Among the proposed changes in the bill would be ensuring housing association were subject to FOI law. Campaigners have argued this would help tackle concerns that 54 out of 61 bodies operating in the sector have previously refused to provide fire risk assessments to media.

The bill is intended to provide the UK information commissioner with new powers to gather information from contractors when investigating complaints. It would also make contractors subject to an offence that applies to public authorities found to have deliberately destroyed requested information to prevent disclosure.

MP Andy Slaughter said that the proposed legislation was needed to keep pace with significant changes in how public services and contract were delivered.
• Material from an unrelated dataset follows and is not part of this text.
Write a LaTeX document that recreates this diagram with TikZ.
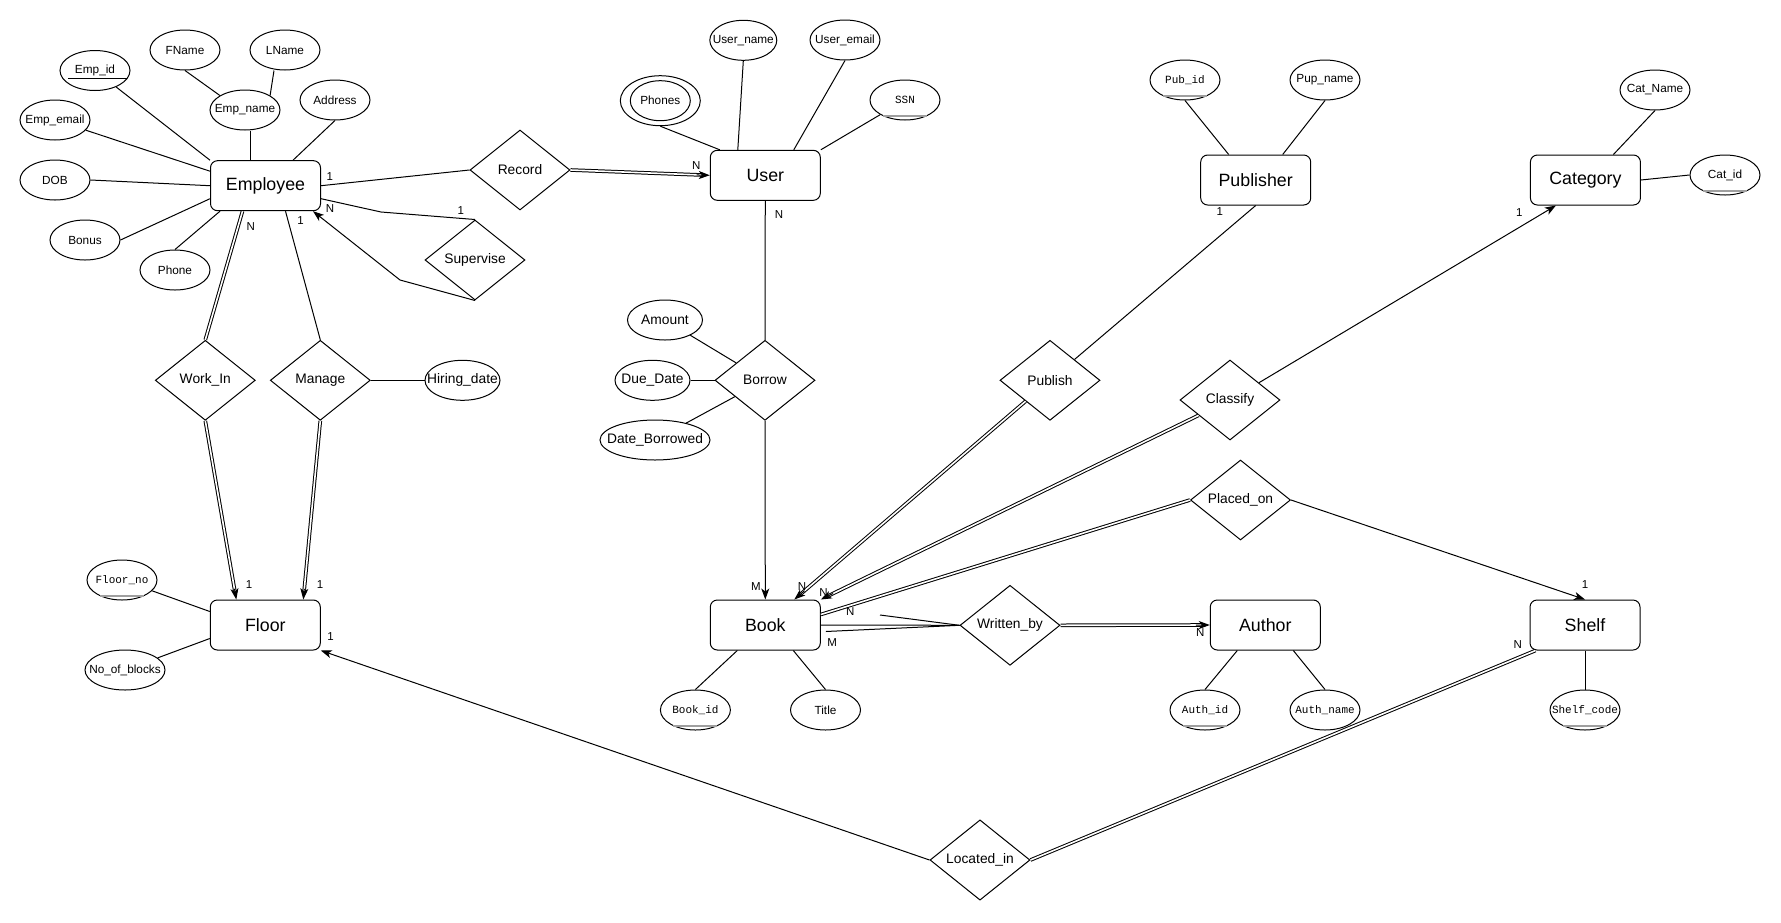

He said, “A third of all public spending now goes on public services provided by private companies or charities, but too often information about them falls outside the reach of the FOI Act. It needs to keep pace with this enormous change in public service delivery.”

Mr Slaughter introduced the proposed legislation as a Private Member’s Bill, the same parliamentary mechanism used earlier this year to put a revised legislation that would ringfence cash retentions to parliament.

The second reading of the Construction (Retention Deposit Schemes) Bill that was introduced to parliament by MP Peter Aldous has been delayed until June this year. Groups such as SEC Group and BESA that helped formulate the draft legislation said the delay emphasized the importance of pushing for greater parliamentary support to introduce the payment reforms in order to push the government into implementing new legislation.